Il emprunte quelques références à la modernité : il émaille son récit de bribes de chansons en plusieurs langues, italien, anglais et il y a notamment, revenant comme un leitmotiv, le titre de la chanson des Moody Blues, Nights in white satin, qu’il finira par interpréter vers la fin de son récit ; Médée se retrouve exilée par Jason dans une villa et elle noie ses enfants dans une piscine ; certains objets, certaines scènes rappellent donc notre environnement urbain, quotidien. Mais tout cela, étonnamment, est très léger, s’insère sans fausse note au poème et le relève sur une ligne plus proche de nous. L’auteur a conservé les noms et les toponymes d’origine et le souffle d’intemporalité qui convient au mythe.

Quelques éléments sont modifiés. Lemoine imagine, au début de son récit, une relation incestueuse entre Médée et son frère Apsyrte. Mais la seule modification importante, nous semble-t-il, tient à ce que Lemoine  coupe court à la « seconde vie » de Médée après la mort de Jason. Dans cette version-ci, Médée se refuse en effet à Egée (qu’elle épousa selon le mythe et à qui elle donna un fils, Médos), en un cri de révolte éminemment politique où elle se voue à l’exil, à la précarité et à la liberté.

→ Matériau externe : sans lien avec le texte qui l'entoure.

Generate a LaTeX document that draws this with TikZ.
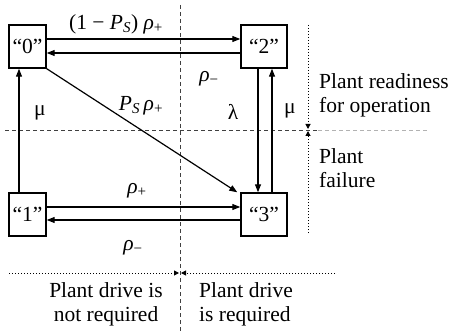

«Arrachez ces fleurs de mon cou ! Vous êtes mes ennemis devant l’éternité. Vous avez cru que la barbare allait courber l’échine et vous lécher l’anus ! J’ai tout accepté, pendant des années, des siècles, j’ai lavé le khôl de mes yeux, arraché les anneaux de mes narines, les colliers de mon cou, brûlé mes scarifications, gratté mes tatouages, calqué mes pas sur les vôtres, apprivoisé les accents de ma langue, mais vous n’avez pas compris qu’il y a des limites qu’on ne peut pas franchir, vous n’avez pas compris que votre opulence ne faisait pas de vous les maîtres, ni de moi la vassale, je ne suis pas votre hétaïre, je ne suis pas la femelle de vos coïts triangulaires, la reine de Saba vendue comme pacotille, la vierge éclaboussée de sperme, je vous maudis, je vous encule, je renie votre compassion, votre humanité, vos savoirs, vos protocoles, vos évangiles, je vous encule, je remets sur ma tête le voile de l’étrangère et redeviens Médée !»

Médée, poème enragé est un texte fort qui dédouble la voix sans âge de Médée au creux d’une autre voix, tout aussi terrible, ravagée, mais plus librement intimiste.




Mais sur les planches, on le sait bien,  un texte n’est rien s’il n’est pas incarné. Jean-René Lemoine est seul sur scène et se tient debout devant un micro à pied. Ce n’est pourtant pas une « lecture » et on a un peu l’impression qu’il s’est imposé là une contrainte. Cette nécessaire proximité réduit son espace à un jeu minimal, peu déployé sur l’espace de la scène – mais auquel il parvient à donner une densité qu’il n’aurait peut-être pas trouvé sans cela.

Le comédien compose une figure discrètement androgyne : il porte un pantalon de flanelle et des souliers pour le bas, une tunique mauve d’allure légèrement « hellénique » pour le haut. Et il joue constamment des ressources puissantes et variées de sa part de féminité, magistralement habitée.

Le texte passe par son corps à la fois avec une retenue et une intensité incroyables. Médée, poème enragé est une histoire à la première personne, mais une histoire rapportée. On appuie, comme il est dit dans le texte, sur la touche rewind. Cet après-coup autorise un jeu qui peut se passer de la colère du présent. Les éclats de voix sont comptés. Le seul moment où Médée exprime haut et fort sa fureur est justement celui de la tirade citée plus haut. Il y a, pour le reste, dans chacune des phrases de Lemoine / Médée, une sorte de douleur presque paisible, une tension sans emphase. Médée semble revenue de tout, non pas guérie, mais à même de prêter une forme de douceur à ce qui la déchire. Attention, on ne se situe pas pour autant dans le registre de l’atonie beckettienne, mais bien dans celui d’une souffrance tenue en bride, une sorte de tragédie qui a renoncé à se consumer et peut-être, au final, comme le laisserait penser la fin du texte, gagné une paix fragile. Pourtant, on a plus d’une fois l’impression que Médée avance au bord du vide, que la voix du comédien, où tremblent de très légers éraillements, est sur le point de se briser. Le jeu de Jean-René Lemoine est également soutenu par une intensité de regard rare et qui rive le spectateur à la scène durant une heure et demie. Bref tout cela donne ce que l’on appelle communément « une présence ». Et celle-ci est inouïe.

On sort de là essoré mais avec une certitude. Une certitude qui, pour pontifiante qu’elle puisse paraître, sera cette fois passée par nos tripes : Médée est vivante.













Jean-René Lemoine, Médée, poème enragé. Editions Les Solitaires Intempestifs. 2013

A la MC 93, Bobigny,  du 3 au 23 mars 2014.